The notion of buying expensive, read-only memory useful only when you boot was absurd. (You needed the paper tape reader anyway.)
Often there was a stick with notches for the switches. You would flip all the switches up and push the stick against them, pushing some down, and store, then rotate the stick and do it again. Cheap ROM. The program to read paper tape was very short.
I wonder too. There seems to be some element of WYSIWYG as the font can take different sizes. For 1979, it is pretty advanced. Xerox Bravo was doing this a few years earlier but Xerox was well in advance of its time.
No idea on the OS, but I'd venture a guess that the text editor was some bespoke application made specifically for the industry, and if you weren't in it, you've never heard of it.
Thanks for the link to this. Fascinating documentary. Lost art & craft of printmaking. When writing LaTeX I often thought about how it translates to traditional typesetting using linotypes. The terminology in digital typesetting has its roots from that craft.
Side Note: I could have started my working life in newsprint as when I were a lad, just out of school in the late 70's and being mad keen on radio and electronics, I applied for a job (didn't get it) as a teleprinter technician at the local newspaper (Doncaster Free Press). These were the electro-mechanical teletypes running 24/7 to capture news "on the wires". I thought I'd be in with a shot as I had my own Creed 7B clacking away in my bedroom - when allowed by my long suffering, but enabling parents!

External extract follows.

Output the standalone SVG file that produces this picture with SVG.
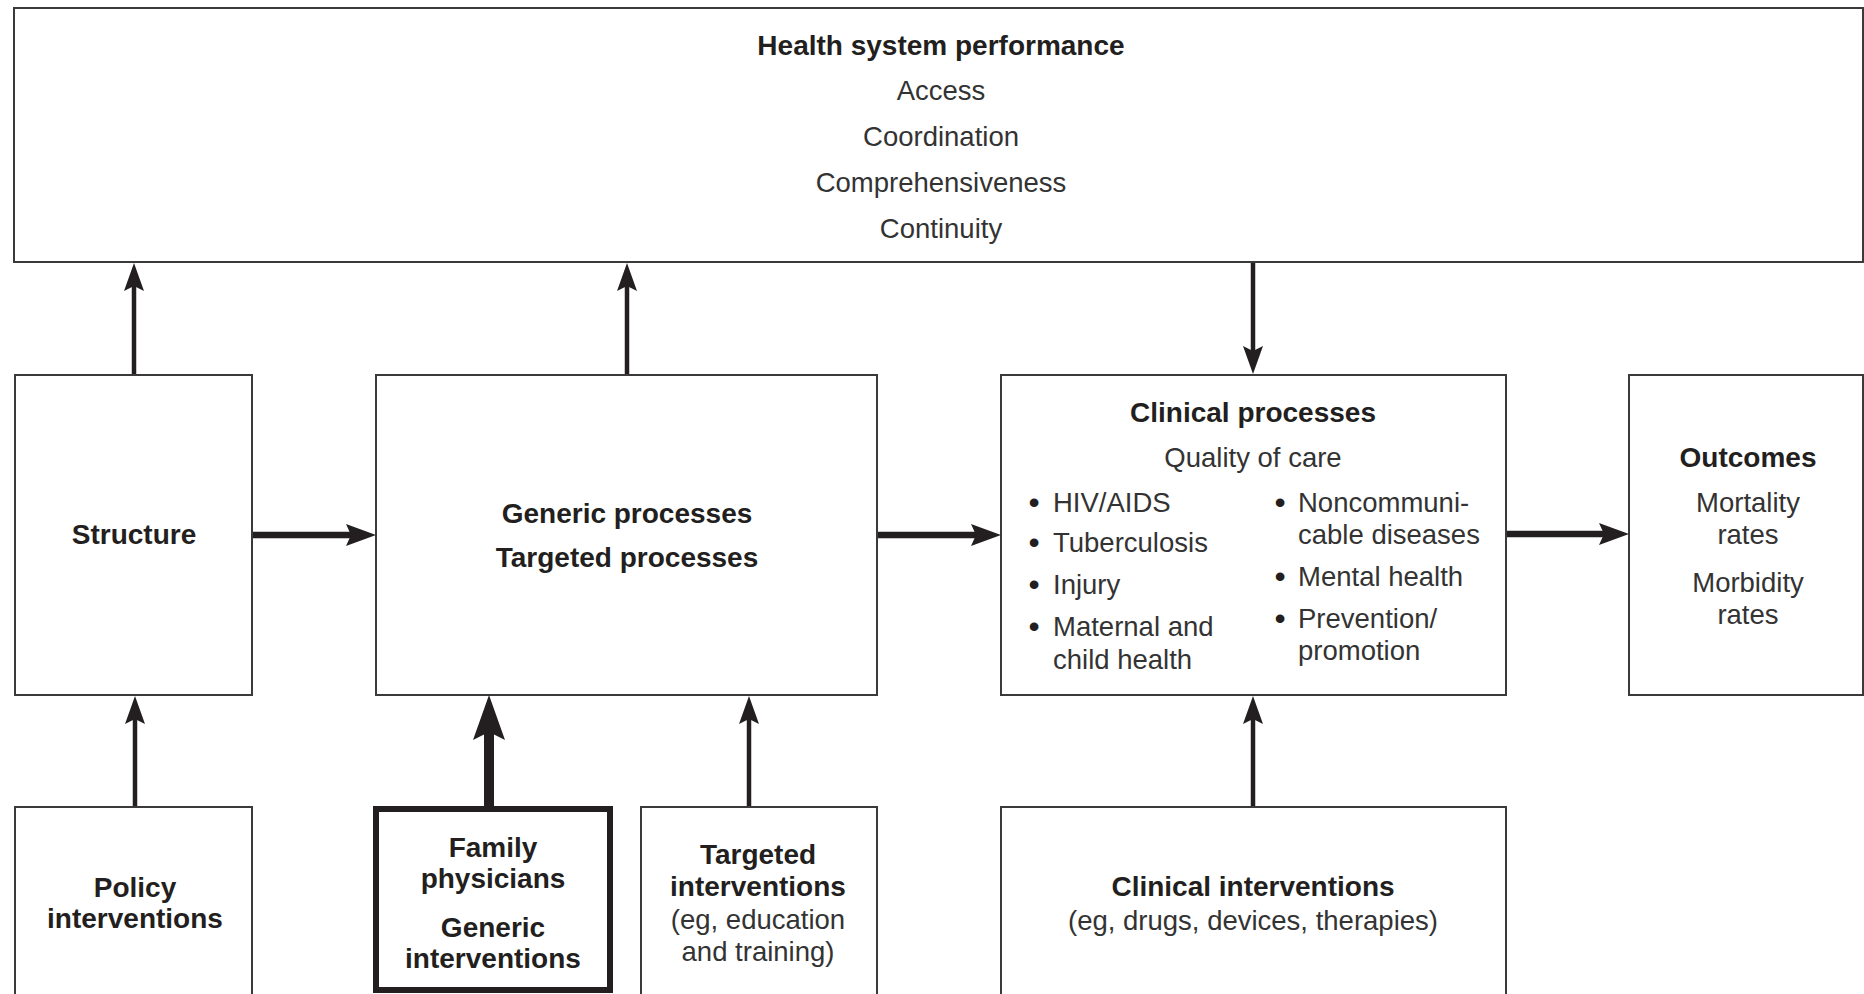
<svg xmlns="http://www.w3.org/2000/svg" width="1864" height="994" viewBox="0 0 1864 994">
<style>
.box{fill:#fff;stroke:#3a3a3a;stroke-width:2}
.thick{fill:#fff;stroke:#231f20;stroke-width:6}
text{font-family:"Liberation Sans",Arial,sans-serif;font-size:27.5px;fill:#333;text-anchor:middle}
.b{font-weight:bold;font-size:28px;fill:#231f20}
.l{text-anchor:start}
.dot{font-size:32px;fill:#231f20}
.c{stroke:#231f20;fill:none}
.thin{stroke-width:4.5;marker-end:url(#h1)}
.hz{stroke-width:6.5;marker-end:url(#h2)}
.big{stroke-width:10;marker-end:url(#h3)}
</style>
<defs>
<marker id="h1" markerUnits="userSpaceOnUse" viewBox="0 0 28 20" markerWidth="28" markerHeight="20" refX="8" refY="10" orient="auto"><path d="M0,0 L28,10 L0,20 L5,10 Z" fill="#231f20"/></marker>
<marker id="h2" markerUnits="userSpaceOnUse" viewBox="0 0 30 22" markerWidth="30" markerHeight="22" refX="10" refY="11" orient="auto"><path d="M0,0 L30,11 L0,22 L5,11 Z" fill="#231f20"/></marker>
<marker id="h3" markerUnits="userSpaceOnUse" viewBox="0 0 45 32" markerWidth="45" markerHeight="32" refX="15" refY="16" orient="auto"><path d="M0,0 L45,16 L0,32 L8,16 Z" fill="#231f20"/></marker>
</defs>
<rect width="1864" height="994" fill="#fff"/>
<g id="performance">
<rect class="box" x="14" y="8" width="1849" height="254"/>
<text class="b" x="941" y="55">Health system performance</text>
<text x="941" y="100">Access</text>
<text x="941" y="146">Coordination</text>
<text x="941" y="192">Comprehensiveness</text>
<text x="941" y="238">Continuity</text>
</g>
<g id="structure">
<rect class="box" x="15" y="375" width="237" height="320"/>
<text class="b" x="134" y="544">Structure</text>
</g>
<g id="processes">
<rect class="box" x="376" y="375" width="501" height="320"/>
<text class="b" x="627" y="523">Generic processes</text>
<text class="b" x="627" y="567">Targeted processes</text>
</g>
<g id="clinical">
<rect class="box" x="1001" y="375" width="505" height="320"/>
<text class="b" x="1253" y="422">Clinical processes</text>
<text x="1253" y="467">Quality of care</text>
<text class="dot" x="1034" y="513">•</text><text class="l" x="1053" y="512">HIV/AIDS</text>
<text class="dot" x="1034" y="553">•</text><text class="l" x="1053" y="552">Tuberculosis</text>
<text class="dot" x="1034" y="595">•</text><text class="l" x="1053" y="594">Injury</text>
<text class="dot" x="1034" y="637">•</text><text class="l" x="1053" y="636">Maternal and</text>
<text class="l" x="1053" y="669">child health</text>
<text class="dot" x="1280" y="513">•</text><text class="l" x="1298" y="512">Noncommuni-</text>
<text class="l" x="1298" y="544">cable diseases</text>
<text class="dot" x="1280" y="587">•</text><text class="l" x="1298" y="586">Mental health</text>
<text class="dot" x="1280" y="629">•</text><text class="l" x="1298" y="628">Prevention/</text>
<text class="l" x="1298" y="660">promotion</text>
</g>
<g id="outcomes">
<rect class="box" x="1629" y="375" width="234" height="320"/>
<text class="b" x="1748" y="467">Outcomes</text>
<text x="1748" y="512">Mortality</text>
<text x="1748" y="544">rates</text>
<text x="1748" y="592">Morbidity</text>
<text x="1748" y="624">rates</text>
</g>
<g id="policy">
<rect class="box" x="15" y="807" width="237" height="200"/>
<text class="b" x="135" y="897">Policy</text>
<text class="b" x="135" y="928">interventions</text>
</g>
<g id="family">
<rect class="thick" x="376" y="809" width="234" height="181"/>
<text class="b" x="493" y="857">Family</text>
<text class="b" x="493" y="888">physicians</text>
<text class="b" x="493" y="937">Generic</text>
<text class="b" x="493" y="968">interventions</text>
</g>
<g id="targeted">
<rect class="box" x="641" y="807" width="236" height="200"/>
<text class="b" x="758" y="864">Targeted</text>
<text class="b" x="758" y="896">interventions</text>
<text x="758" y="929">(eg, education</text>
<text x="758" y="961">and training)</text>
</g>
<g id="clinical-interventions">
<rect class="box" x="1001" y="807" width="505" height="200"/>
<text class="b" x="1253" y="896">Clinical interventions</text>
<text x="1253" y="930">(eg, drugs, devices, therapies)</text>
</g>
<g id="connectors">
<line class="c hz" x1="253" y1="535" x2="356" y2="535"/>
<line class="c hz" x1="878" y1="535" x2="981" y2="535"/>
<line class="c hz" x1="1507" y1="534" x2="1609" y2="534"/>
<line class="c thin" x1="134" y1="374" x2="134" y2="283"/>
<line class="c thin" x1="627" y1="374" x2="627" y2="283"/>
<line class="c thin" x1="1253" y1="263" x2="1253" y2="354"/>
<line class="c thin" x1="135" y1="806" x2="135" y2="716"/>
<line class="c big" x1="489" y1="806" x2="489" y2="725"/>
<line class="c thin" x1="749" y1="806" x2="749" y2="716"/>
<line class="c thin" x1="1253" y1="806" x2="1253" y2="716"/>
</g>
</svg>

My father was the PR manager of a publishing house and the print shop of the company was just one block away from where we lived, so I was a frequent visitor there. I was fascinated by the technology and saw the transition from hot lead typesetting to phototypesetting first hand. This documentation will always have a special place in my heart.
Well if we say a word is ~4 letters and a space, plus a bit of overhead for the file system, that's a 64 mb a pack, so probably something like a 4 or 8 mb disk, which feels about right for the time
Photographic prints were re-shot through halftone[0] film (or 'screen') producing a 'screened' version of the image, with dots at various sizes instead of continuous tones. The screened image was then used to expose a sensitized plate, which would be developed to produce a half-toned negative in metal. The high spots took ink and carried it to the paper. More dots, more ink -> darker.
Typical newspapers might use a screen with 80 dots per inch because they are running very fast and using cruddy paper. Art printers on shiny clay paper use much finer screens and get results approaching the original prints.
It's kinda wild how alien the Linotype layout looks compared to a standard QWERTY keyboard, despite them being relatively contemporary with one another.